6. While filming The Pride of the Yankees, he became so excited re-creating a world series victory scene, he punched his fist through a window and cut himself.
7. He was involved in a strange "perfect" game.
On June 23, 1917, Babe was pitching a game and walked a batter on four straight pitches. Furious at what he saw as bad calls by the umpire, he got into an argument with the ump and socked him in the nose.
After Ruth was tossed from the game, Ernie Shore came in to relieve him. The baserunner Shore inherited was caught stealing second. Then Shore proceeded to retire the next 26 batters in a row.
This "shared" no-hitter was one of the oddest ever pitched.
9. He liked to cool off with a cabbage leaf on his head.
On hot days, Babe liked to put a wet cabbage leaf under his cap while he played the outfield.
10. He liked his steaks uncooked and he loved lots of eggs for breakfast.
Babe's prodigious appetite is well-documented. He liked to eat his steaks uncooked and would eat two at a time, smothering the steaks with a whole bottle of chili sauce. He once ate four steaks at one sitting. For breakfast, he would reputedly eat 18-egg omelets.
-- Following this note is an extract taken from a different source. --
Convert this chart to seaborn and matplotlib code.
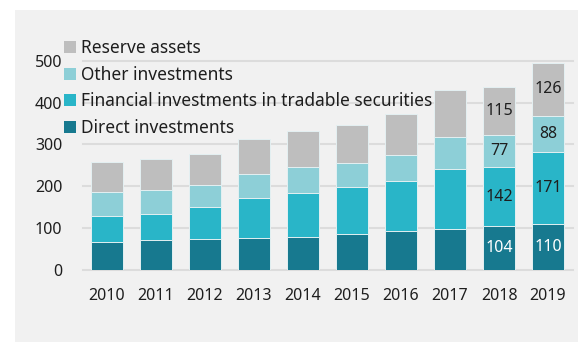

11. He still holds the record for winning the longest complete game in world series history.
In 1916, Babe, while pitching for the Red Sox, beat the Brooklyn Dodgers 2-1 in a 14-inning complete game victory.
12. He is the only person to ever walk out on a movie premiere of his own life story.
On June 26, 1948, Babe and his wife, Claire, attended the premiere of The Babe Ruth Story. The movie was terrible, and Babe was very sick (he was to die less than two months later) and these two facts combined to force Babe and Claire to walk out on the premiere half way through.